I’ll be the first to admit that I have never played any sort of drinking game, but if I could find people to play this game with, I would attempt it.
What You’ll Need:
- This game is best played with hockey fans. So I guess hockey fans would be something you’d need.
- Copious amounts of alcohol.
- A computer (preferably a laptop), hockey reference book or someone with completely accurate, encyclopedic knowledge of the game and its stats.
- To establish an order, have one person volunteer to be the computer operator (this means they will go last). At this point have someone blurt out a year, followed by someone saying a team. The CO looks up the team’s record from that year and the other players guess how many points the team finished with.

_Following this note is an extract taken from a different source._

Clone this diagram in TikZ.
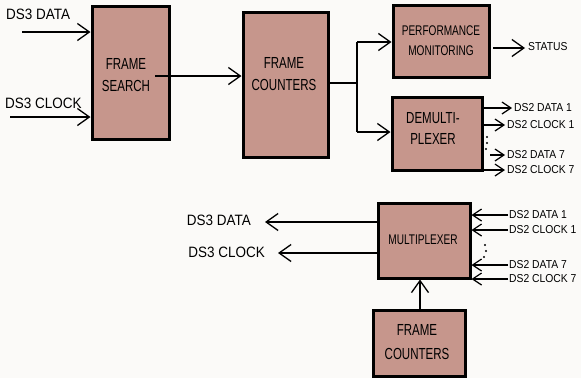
\documentclass[tikz,border=0pt]{standalone}
\usepackage{fontspec}
\setmainfont{Liberation Sans}
\newfontfamily\boxfont{Liberation Sans}[FakeStretch=0.72]
\newfontfamily\sigfont{Liberation Sans}[FakeStretch=0.9]
\usetikzlibrary{arrows.meta}
\definecolor{blockfill}{RGB}{198,150,140}
\definecolor{paper}{RGB}{251,250,248}
\tikzset{
  block/.style={draw=black, fill=blockfill, line width=3pt, inner sep=0pt},
  blocktext/.style={font=\boxfont\fontsize{14}{16}\selectfont, align=center, inner sep=0pt},
  bigblocktext/.style={font=\boxfont\fontsize{16}{18}\selectfont, align=center, inner sep=0pt},
  sig/.style={line width=1.3pt, -{Straight Barb[length=12pt,width=17pt,line width=1.3pt]}},
  smallsig/.style={line width=1.2pt, -{Straight Barb[length=9pt,width=12pt,line width=1.2pt]}},
  wire/.style={line width=1.3pt},
  siglabel/.style={font=\sigfont\fontsize{11.5}{13}\selectfont, inner sep=0pt},
  biglabel/.style={font=\sigfont\fontsize{15}{17}\selectfont, inner sep=0pt},
  dotmark/.style={fill=black, circle, inner sep=0pt, minimum size=2.2pt},
}
\begin{document}
\begin{tikzpicture}[x=1pt,y=-1pt]
\fill[paper] (0,0) rectangle (581,378);
\useasboundingbox (0,0) rectangle (581,378);

% blocks
\node[block, minimum width=77pt, minimum height=133pt] (fs) at (130.5,72.5) {};
\node[block, minimum width=85pt, minimum height=145pt] (fc1) at (285.5,84.5) {};
\node[block, minimum width=96pt, minimum height=72pt] (pm) at (441,41) {};
\node[block, minimum width=90pt, minimum height=73pt] (dm) at (437,133.5) {};
\node[block, minimum width=92pt, minimum height=75pt] (mx) at (424,240.5) {};
\node[block, minimum width=92pt, minimum height=66pt] (fc2) at (419,343) {};

% block texts
\node[bigblocktext] (fstext) at (126,75) {FRAME\\[4pt]SEARCH};
\node[bigblocktext] (fc1text) at (284,74) {FRAME\\[4pt]COUNTERS};
\node[blocktext] (pmtext) at (441,41) {PERFORMANCE\\[4pt]MONITORING};
\node[bigblocktext] (dmtext) at (433,128) {DEMULTI-\\[3pt]PLEXER};
\node[blocktext] (mxtext) at (423,240) {MULTIPLEXER};
\node[bigblocktext] (fc2text) at (417,342) {FRAME\\[6pt]COUNTERS};

% DS3 inputs
\node[biglabel, anchor=west] (ds3d) at (6,14) {DS3 DATA};
\node[biglabel, anchor=west] (ds3c) at (5,103) {DS3 CLOCK};
\coordinate (in1) at (22,32);
\coordinate (in2) at (10,117);
\draw[sig] (in1) -- (in1 -| fs.west);
\draw[sig] (in2) -- (in2 -| fs.west);

% frame search to frame counters
\coordinate (fsout) at (155,76);
\draw[sig] (fsout) -- (fsout -| fc1.west);

% frame counters fan out
\coordinate (fcout) at (328,83);
\coordinate (split) at (357,83);
\coordinate (toppm) at (357,42);
\coordinate (todm) at (357,132);
\draw[wire] (fcout) -- (split);
\draw[wire] (toppm) -- (todm);
\draw[sig] (toppm) -- (toppm -| pm.west);
\draw[sig] (todm) -- (todm -| dm.west);

% status output
\coordinate (st0) at (493,48);
\coordinate (st1) at (525,48);
\draw[sig] (st0) -- (st1);
\node[siglabel, anchor=west] (status) at (528,47) {STATUS};

% demultiplexer outputs
\coordinate (d1) at (512,108);
\coordinate (d2) at (505,125);
\coordinate (d3) at (505,155);
\coordinate (d4) at (505,170);
\draw[smallsig] (d1 -| dm.east) -- (d1);
\draw[smallsig] (d2 -| dm.east) -- (d2);
\draw[smallsig] (490,155) -- (d3);
\draw[smallsig] (d4 -| dm.east) -- (d4);
\node[siglabel, anchor=west] (dl1) at ([xshift=2pt]d1) {DS2 DATA 1};
\node[siglabel, anchor=west] (dl2) at ([xshift=2pt]d2) {DS2 CLOCK 1};
\node[siglabel, anchor=west] (dl3) at ([xshift=2pt]d3) {DS2 DATA 7};
\node[siglabel, anchor=west] (dl4) at ([xshift=2pt]d4) {DS2 CLOCK 7};
\node[dotmark] (dd1) at (487,137) {};
\node[dotmark] (dd2) at (487,143) {};
\node[dotmark] (dd3) at (486,149) {};

% multiplexer outputs
\coordinate (o1) at (265,222);
\coordinate (o2) at (278,253);
\draw[sig] (o1 -| mx.west) -- (o1);
\draw[sig] (o2 -| mx.west) -- (o2);
\node[biglabel, anchor=east] (mo1) at (251,220) {DS3 DATA};
\node[biglabel, anchor=east] (mo2) at (265,252) {DS3 CLOCK};

% multiplexer inputs
\coordinate (i1) at (508,215);
\coordinate (i2) at (508,230);
\coordinate (i3) at (508,265);
\coordinate (i4) at (508,279);
\draw[smallsig] (i1) -- (i1 -| mx.east);
\draw[smallsig] (i2) -- (i2 -| mx.east);
\draw[smallsig] (i3) -- (i3 -| mx.east);
\draw[smallsig] (i4) -- (i4 -| mx.east);
\node[siglabel, anchor=west] (ml1) at ([xshift=1pt]i1) {DS2 DATA 1};
\node[siglabel, anchor=west] (ml2) at ([xshift=1pt]i2) {DS2 CLOCK 1};
\node[siglabel, anchor=west] (ml3) at ([xshift=1pt]i3) {DS2 DATA 7};
\node[siglabel, anchor=west] (ml4) at ([xshift=1pt]i4) {DS2 CLOCK 7};
\node[dotmark] (md1) at (485,245) {};
\node[dotmark] (md2) at (486,251) {};
\node[dotmark] (md3) at (484,257) {};

% frame counters feed the multiplexer
\draw[sig] (fc2.north -| 420,0) -- (mx.south -| 420,0);
\end{tikzpicture}
\end{document}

Order is established from closest guess to furthest away from the actual number.
- Once an order is established, everyone pours their drinks. It doesn’t matter if it’s full beers, red plastic cups or shots. The important thing is that all playing feel that the drinks are even in terms of likelihood to make you intoxicated.
- The computer is then handed to the person going first. They can name any statistically category, from any year (including all-time). It is then up to those playing to name the players at the top of that category. For example, if there are six people playing, they must name one of the top seven on that list.
- Those answering can only give one response. If their answer is not on the list, they must consume all of their drink.
- In the event that all parties response with correct answers, the person who gave the category must drink everyone’s adult beverage.
- This isn’t really a rule, but a suggestion: If everyone in your group is a fan of the same team, it may be more fun to make the game about that team instead of all teams in all seasons.
- Every person is allowed a “shootout” during the game. This is when a player can call out another. The one initiating the challenge has one of two options for what it can be:
- They can each take one turn trying to sing the American/Canadian National Anthem.
- Allow the group to pick the stat (it must be an all-time statistic, not for just one season.)
- In both cases, the one who has been challenged goes first. If the national anthem option was picked, the one attempting the anthem must sing the other country’s song. Meaning: If you’re American you’re singing the Canadian National Anthem and visa versa.
- Both parties get a chance to belt out the anthem. It is up to the group to give no indication if one got it correct or not. After both renditions have been sung, it is revealed who used the correct lyrics. If one was correct and the other wrong, the incorrect party must consume everyone’s drink. If both got it right, all others playing must consume one drink for everyone playing. If both are incorrect, they must have a drink for everyone playing.
Pro Tip: Canadians should always use option 1. Americans have no idea what the hell the lyrics are to that song. Trust me, I’m the only American I know that can sing it in its entirety.
- For option 2, after a category is named, the two involved in the shootout rotate back and forth naming the top twenty in that statistically category. The first one to miss must partake in everyone else’s drink. If both players successfully name the list without error, these two are named the winners. If a desire for a true winner is wanted, continue with other stats until someone misses one. Then inform the two “winners” that they need to get lives.
- Outside of a shootout, a winner is determined when there is only one left standing in the game. This can either be through players quitting or passing out.
Although, the true winner is the one who upon waking up the next morning remembers nothing, for they just saved themselves from memories of a hockey-less night.